In her debut novel, Marlena, Julie Buntin dismisses any notion of suspense almost immediately. Cat, the novel’s retrospective narrator, reveals that Marlena, the reckless and pill-addicted seventeen-year-old she befriends upon moving to rural Michigan, dies at the end of the first summer the two spend together. By the end of the novel, readers have seen evidence to anticipate Marlena’s death, but the novel concerns itself with much more than her death, opening itself up to examine the friendship that emerges between the two unlikely-paired teenagers. The friendship is remembered in long stretches of flashback, intertwined with chapters from Cat as a thirty-something New Yorker, clearly still affected by the relative short period of time she spent with Marlena. In these fleeting moments of contemporary Cat, Buntin excels and turns Marlena into more than just a novel of two troublesome girls experimenting with sex, drugs, and alcohol. The allure of following Cat and Marlena’s budding friendship certainly propels the novel, but in the New York-based sections exposing Cat as a barely-stable, borderline alcoholic desperately at odds with her job and in her relationships, the novel earns its protagonist empathy and shows itself to be a complex examination of how one’s past influences the present.
The novel’s opening line serves as a kind of thesis, a sentence crafted as much for its poetry as for its meaning. “Tell me what you can’t forget, and I’ll tell you who you are,” Buntin writes, giving her protagonist a voice that sounds at once meditative but also slightly uneased. This present-day Cat immediately sinks into reflection, the memories intended to inform her current life. Her first recollection is of herself and Marlena barreling toward Lake Michigan beach, Marlena barely in control of the van she pilots toward the water. “She’s not going to stop,” Cat recalls, “and for a second, I feel something foreign, a rage that’s equal parts hunger and fear. Do it, I think, do it, and my stomach’s in my throat but I’m so tired of being the one to say no, be careful, stop.”
That sense of rage Cat experiences, the thrill of living dangerously while somehow recognizing the very threat of that danger, sticks with her into adulthood.
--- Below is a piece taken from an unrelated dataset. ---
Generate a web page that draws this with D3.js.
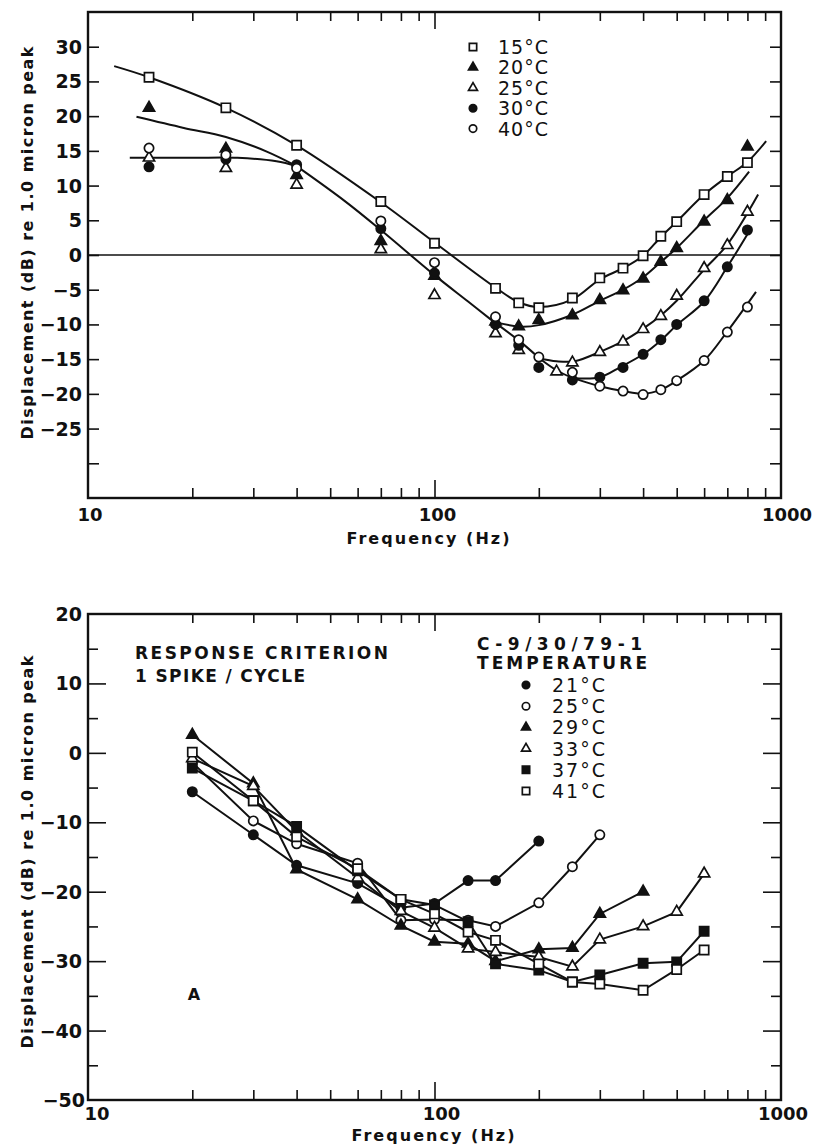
<!DOCTYPE html>
<html>
<head>
<meta charset="utf-8">
<script src="https://cdn.jsdelivr.net/npm/d3@7"></script>
<style>
  body { margin: 0; background: #fff; }
  text { font-family: "DejaVu Sans", sans-serif; fill: #111; font-weight: bold; }
  .tick line { stroke: #111; stroke-width: 1.6; }
</style>
</head>
<body>
<svg id="fig" width="831" height="1147"></svg>
<script>
// ---------- Upper panel: displacement thresholds, fitted curves ----------
const topFreqs   = [15, 25, 40, 70, 100, 150, 175, 200, 250, 300, 350, 400, 450, 500, 600, 700, 800];
const top25Freqs = [15, 25, 40, 70, 100, 150, 175, 225, 250, 300, 350, 400, 450, 500, 600, 700, 800];
const top15 = [25.6, 21.2, 15.8, 7.7, 1.7, -4.8, -6.9, -7.6, -6.2, -3.3, -1.9, -0.1, 2.7, 4.8, 8.7, 11.3, 13.3];
const top20 = [21.2, 15.3, 11.5, 2.0, -3.0, -9.6, -10.3, -9.4, -8.7, -6.5, -5.1, -3.4, -1.0, 1.0, 4.8, 7.9, 15.6];
const top25 = [14.0, 12.5, 10.1, 0.8, -5.8, -11.3, -13.7, -16.8, -15.5, -14.0, -12.5, -10.7, -8.8, -5.9, -1.9, 1.4, 6.2];
const top30 = [12.7, 13.8, 13.0, 3.8, -2.6, -10.0, -13.0, -16.2, -18.0, -17.6, -16.2, -14.3, -12.2, -10.0, -6.6, -1.7, 3.6];
const top40 = [15.4, 14.4, 12.5, 4.9, -1.1, -8.9, -12.2, -14.7, -16.9, -18.9, -19.6, -20.1, -19.4, -18.1, -15.2, -11.1, -7.5];

// hand-fitted curves, as [frequency, dB] nodes; branches share their junction node
const fit15      = [[11.9, 27.2], [15, 25.6], [25, 21.2], [40, 15.8], [70, 7.6], [100, 1.8], [150, -4.7], [175, -6.8], [200, -7.5], [250, -6.4], [300, -3.5], [350, -1.9], [400, -0.1], [450, 2.6], [500, 4.8], [600, 8.7], [700, 11.3], [800, 13.4], [906, 16.4]];
const fitLow20   = [[13.8, 19.9], [18.9, 18.3], [25, 17.0], [32.8, 14.9], [40, 12.8]];
const fitLowFlat = [[13.2, 14.0], [20, 14.0], [27, 14.0], [35, 13.5], [40, 12.8]];
const fitTrunk   = [[40, 12.8], [55, 7.8], [70, 3.6], [100, -2.9], [125, -6.7], [148, -9.6]];
const fit20      = [[148, -9.6], [175, -10.3], [200, -10.1], [250, -8.6], [300, -6.6], [350, -5.0], [400, -3.2], [450, -1.0], [500, 1.0], [600, 5.0], [700, 8.2], [809, 12.0]];
const fitTrunk2  = [[148, -9.6], [175, -12.3], [201, -14.9]];
const fit25      = [[201, -14.9], [225, -15.3], [254, -15.3], [305, -13.8], [350, -12.4], [400, -10.6], [450, -8.7], [500, -6.6], [600, -2.1], [700, 1.5], [859, 8.7]];
const fitTrunk3  = [[201, -14.9], [225, -16.6], [250, -17.7]];
const fit30      = [[250, -17.7], [300, -17.6], [345, -16.1], [400, -14.3], [450, -12.3], [500, -10.1], [600, -6.7], [700, -1.7], [809, 3.4]];
const fit40      = [[250, -17.7], [300, -18.9], [350, -19.6], [400, -20.0], [450, -19.4], [500, -18.1], [600, -15.2], [700, -11.0], [847, -5.3]];

const topTickLabels = [30, 25, 20, 15, 10, 5, 0, -5, -10, -15, -20, -25];
const topTicks = d3.range(-30, 35, 5);

// ---------- Lower panel: 1 spike/cycle thresholds ----------
const botFreqs = [20, 30, 40, 60, 80, 100, 125, 150, 200, 250, 300, 400, 500, 600];
const b21 = [-5.6, -11.8, -16.2, -18.8, -22.3, -21.7, -18.4, -18.4, -12.7];
const b25 = [-1.4, -9.8, -13.1, -15.9, -24.1, -24.0, -24.1, -25.0, -21.6, -16.4, -11.8];
const b29 = [2.6, -4.4, -16.8, -21.1, -24.9, -27.2, -27.5, -30.0, -28.3, -28.1, -23.2, -20.0];
const b33 = [-0.8, -4.8, -11.3, -18.0, -22.8, -25.2, -28.2, -28.7, -29.4, -30.8, -26.9, -25.0, -22.9, -17.4];
const b37 = [-2.2, -6.9, -10.6, -17.0, -21.1, -21.9, -24.3, -30.4, -31.3, -33.0, -32.0, -30.3, -30.1, -25.7];
const b41 = [0.1, -6.9, -12.1, -16.7, -21.1, -23.2, -25.8, -27.0, -30.4, -33.0, -33.3, -34.2, -31.2, -28.4];

const botTickLabels = [10, 0, -10, -20, -30, -40];
const botMinorTicks = [15, 5, -5, -15, -25, -35, -45];

const freqMinor = [20, 30, 40, 50, 60, 70, 80, 90, 200, 300, 400, 500, 600, 700, 800, 900];
const freqMajor = [100];
const freqLabels = ["10", "100", "1000"];

// ---------- scales ----------
const svg = d3.select("#fig");
const xTop = d3.scaleLog().domain([10, 1000]).range([88, 781]);
const yTop = d3.scaleLinear().domain([-35, 35]).range([498, 12]);
const xBot = d3.scaleLog().domain([10, 1000]).range([88, 781]);
const yBot = d3.scaleLinear().domain([-50, 20]).range([1100, 614]);

const shapes = { circle: d3.symbolCircle, square: d3.symbolSquare, triangle: d3.symbolTriangle };
const shapeSize = { circle: 68, square: 84, triangle: 54 };

function marker(sel, shape, filled, scale = 1) {
  sel.attr("d", d3.symbol().type(shapes[shape]).size(shapeSize[shape] * scale * scale))
    .attr("fill", filled ? "#111" : "#fff")
    .attr("stroke", "#111")
    .attr("stroke-width", 1.7);
}

function frame(x, y, opt) {
  const g = svg.append("g");
  const [x0, x1] = x.range();
  const [yb, yt] = y.range();
  const clean = a => a.select(".domain").remove();
  // frequency ticks, pointing inward from bottom and top
  g.append("g").attr("transform", `translate(0,${yb})`)
    .call(d3.axisBottom(x).tickValues(freqMinor).tickSize(-10).tickFormat("")).call(clean);
  g.append("g").attr("transform", `translate(0,${yb})`)
    .call(d3.axisBottom(x).tickValues(freqMajor).tickSize(-18).tickFormat("")).call(clean);
  g.append("g").attr("transform", `translate(0,${yt})`)
    .call(d3.axisTop(x).tickValues(freqMinor).tickSize(-9).tickFormat("")).call(clean);
  g.append("g").attr("transform", `translate(0,${yt})`)
    .call(d3.axisTop(x).tickValues(freqMajor).tickSize(-17).tickFormat("")).call(clean);
  // level ticks, pointing inward from left and right
  g.append("g").attr("transform", `translate(${x0},0)`)
    .call(d3.axisLeft(y).tickValues(opt.major).tickSize(-opt.majorLen).tickFormat("")).call(clean);
  g.append("g").attr("transform", `translate(${x1},0)`)
    .call(d3.axisRight(y).tickValues(opt.major).tickSize(-opt.majorLen).tickFormat("")).call(clean);
  if (opt.minor) {
    g.append("g").attr("transform", `translate(${x0},0)`)
      .call(d3.axisLeft(y).tickValues(opt.minor).tickSize(-10).tickFormat("")).call(clean);
    g.append("g").attr("transform", `translate(${x1},0)`)
      .call(d3.axisRight(y).tickValues(opt.minor).tickSize(-10).tickFormat("")).call(clean);
  }
  g.append("rect").attr("x", x0).attr("y", yt).attr("width", x1 - x0).attr("height", yb - yt)
    .attr("fill", "none").attr("stroke", "#111").attr("stroke-width", 2.4);
  return g;
}

function yLabels(y, values, xr) {
  svg.append("g").selectAll("text").data(values).join("text")
    .attr("x", xr).attr("y", d => y(d))
    .attr("text-anchor", "end").attr("dominant-baseline", "central")
    .style("font-size", "19px")
    .text(d => (d < 0 ? "\u2212" + Math.abs(d) : d));
}

function xLabels(x, yPos, dx) {
  svg.append("g").selectAll("text").data(freqLabels).join("text")
    .attr("x", (d, i) => x(+d) + dx[i]).attr("y", yPos)
    .attr("text-anchor", "middle").attr("dominant-baseline", "central")
    .style("font-size", "18px")
    .text(d => d);
}

function axisTitles(cx, cy, ly) {
  svg.append("text").attr("x", cx).attr("y", cy)
    .attr("text-anchor", "middle").attr("dominant-baseline", "central")
    .attr("textLength", 163).attr("lengthAdjust", "spacing")
    .style("font-size", "16px").text("Frequency (Hz)");
  svg.append("text").attr("transform", `translate(27,${ly}) rotate(-90)`)
    .attr("text-anchor", "middle").attr("dominant-baseline", "central")
    .attr("textLength", 393).attr("lengthAdjust", "spacing")
    .style("font-size", "16px").text("Displacement (dB) re 1.0 micron peak");
}

function note(x, y, len, str) {
  svg.append("text").attr("x", x).attr("y", y).attr("dominant-baseline", "central")
    .attr("textLength", len).attr("lengthAdjust", "spacing")
    .style("font-size", "17px").text(str);
}

// ================= upper panel =================
frame(xTop, yTop, { major: topTicks, majorLen: 11 });
svg.append("line")
  .attr("x1", xTop.range()[0]).attr("x2", xTop.range()[1])
  .attr("y1", yTop(0)).attr("y2", yTop(0))
  .attr("stroke", "#111").attr("stroke-width", 1.5);

const fitLine = d3.line().x(d => xTop(d[0])).y(d => yTop(d[1])).curve(d3.curveCatmullRom.alpha(0.5));
svg.append("g").selectAll("path")
  .data([fit15, fitLow20, fitLowFlat, fitTrunk, fit20, fitTrunk2, fit25, fitTrunk3, fit30, fit40])
  .join("path").attr("d", fitLine)
  .attr("fill", "none").attr("stroke", "#111").attr("stroke-width", 2);

const topSeries = [
  { name: "15\u00b0C", shape: "square",   filled: false, f: topFreqs,   v: top15 },
  { name: "20\u00b0C", shape: "triangle", filled: true,  f: topFreqs,   v: top20 },
  { name: "25\u00b0C", shape: "triangle", filled: false, f: top25Freqs, v: top25 },
  { name: "30\u00b0C", shape: "circle",   filled: true,  f: topFreqs,   v: top30 },
  { name: "40\u00b0C", shape: "circle",   filled: false, f: topFreqs,   v: top40 }
];
topSeries.forEach(s => {
  svg.append("g").selectAll("path").data(s.v.map((v, i) => [s.f[i], v])).join("path")
    .attr("transform", d => `translate(${xTop(d[0])},${yTop(d[1])})`)
    .call(marker, s.shape, s.filled);
});

yLabels(yTop, topTickLabels, 82);
xLabels(xTop, 514, [2, 3, 6]);
axisTitles(428, 538, 243);

const legTop = svg.append("g");
topSeries.forEach((s, i) => {
  const yy = 47 + i * 20.4;
  legTop.append("path").attr("transform", `translate(473,${yy})`).call(marker, s.shape, s.filled, 0.8);
  legTop.append("text").attr("x", 498).attr("y", yy).attr("dominant-baseline", "central")
    .attr("textLength", 50).attr("lengthAdjust", "spacing")
    .style("font-size", "19px").style("font-weight", "normal").text(s.name);
});

// ================= lower panel =================
frame(xBot, yBot, { major: botTickLabels, majorLen: 18, minor: botMinorTicks });

const botSeries = [
  { name: "21\u00b0C", shape: "circle",   filled: true,  v: b21 },
  { name: "25\u00b0C", shape: "circle",   filled: false, v: b25 },
  { name: "29\u00b0C", shape: "triangle", filled: true,  v: b29 },
  { name: "33\u00b0C", shape: "triangle", filled: false, v: b33 },
  { name: "37\u00b0C", shape: "square",   filled: true,  v: b37 },
  { name: "41\u00b0C", shape: "square",   filled: false, v: b41 }
];
const polyLine = d3.line().x(d => xBot(d[0])).y(d => yBot(d[1]));
botSeries.forEach(s => {
  s.pts = s.v.map((v, i) => [botFreqs[i], v]);
  svg.append("path").attr("d", polyLine(s.pts))
    .attr("fill", "none").attr("stroke", "#111").attr("stroke-width", 2);
});
botSeries.forEach(s => {
  svg.append("g").selectAll("path").data(s.pts).join("path")
    .attr("transform", d => `translate(${xBot(d[0])},${yBot(d[1])})`)
    .call(marker, s.shape, s.filled);
});

yLabels(yBot, [20, ...botTickLabels], 82);
svg.append("text").attr("x", 85).attr("y", yBot(-50)).attr("text-anchor", "end")
  .attr("dominant-baseline", "central").style("font-size", "19px").text("\u221250");
xLabels(xBot, 1113, [9, 7, 2]);
axisTitles(433, 1135, 852);

note(135, 653, 253, "RESPONSE CRITERION");
note(135, 676, 170, "1 SPIKE / CYCLE");
note(477, 644, 165, "C-9/30/79-1");
note(477, 663, 170, "TEMPERATURE");

const legBot = svg.append("g");
botSeries.forEach((s, i) => {
  const yy = 685 + i * 21.2;
  legBot.append("path").attr("transform", `translate(526,${yy})`).call(marker, s.shape, s.filled, 0.8);
  legBot.append("text").attr("x", 552).attr("y", yy).attr("dominant-baseline", "central")
    .attr("textLength", 53).attr("lengthAdjust", "spacing")
    .style("font-size", "19px").style("font-weight", "normal").text(s.name);
});

svg.append("text").attr("x", 194).attr("y", 994).attr("text-anchor", "middle")
  .attr("dominant-baseline", "central").style("font-size", "16px").text("A");
</script>
</body>
</html>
Twenty years after Marlena’s death, Cat lives a life haunted by her late friend, a claustrophobic existence that she seems neither able to escape nor willing to forget:
I switch off my apartment light and she comes with the dark. The train’s eye widens in the tunnel and there she is on the tracks, blond hair swinging. … I’m fumbling with the key outside my apartment door, my eyes meet my reflection in the hallway mirror and I see her, waiting.
Cat encounters Marlena in the first place because she’s moved with her mother and older brother to a part of the state where housing is affordable and Cat’s mother can get the most out of her ex-husband’s alimony. As Cat and her family settle in, the relationship Cat forms with Marlena stabilizes a whirlwind period of insecurity and anxiousness. “I acted as her mirror,” Cat reflects on her early interactions with Marlena, and from that point onwards, Marlena’s influence only continues to strengthen, mostly due to a youthfulness unseen in other women in Cat’s life. In a telling moment watching her mother prepare for a date, Cat ruminates on her mother’s fading youth:
She didn’t look old, but there was something in her face — you’d never take her for a girl as young as us. I was always aware, in some buried place, that girls my age had just entered their peak prettiness, and that once my pretty years were spent my value would begin leaking away. I saw it on TV and in magazines, in the faces of my teachers and women in the grocery store, women who were no longer looked at, and I saw it when my mother sized up me and Marlena, some memory flickering in her eyes.
The aspect of beauty — of value and worth — spurs Cat to follow Marlena, but the long-term effects prove detrimental.
In present-day New York, Cat details the difficulty of forming friendships with women, noting the need for “dim places with complicated wine lists and small plates for sharing” while seeking a feeling of security and familiarity: “Like sex and cooking and watching bad television, like eating, like existing in the world after twilight, talking has become difficult for me without a drink.” The necessity of substance comes from a desire to feel complete, and of the women she meets and seeks to befriend, the one constant Cat notices is the echo of influence, the idea that every women she meets has, at some point, become who she is because of someone else:
Any and all tics, hand talkers, fidgeters, lipbiters, eye contact avoiders, the women I instantly adored who got too close when she was trying to make a point, who would put a hand emphatically on whatever part of me she could reach and try to touch me into understanding. I notice, and I begin to see the outline of the best friend, the girl she shaped herself around, according to. For so many women, the process of become requires two. It’s not hard to make out the marks the other one left.
And for Cat, the “other one” — Marlena — has left behind a best friend striving to become whole while simultaneously recognizing the influences of the past while also trying to escape them to some degree.
That divide, echoing the first line of the novel, continually makes Marlena such a fascinating exploration into how one’s life evolves from traumatic beginnings. As a narrator, Cat continually reveals herself to be an intriguing study in how one overcomes — and remains tied — to the past, and as a novel, Marlena demonstrates an author’s deft ability to capture such a condition.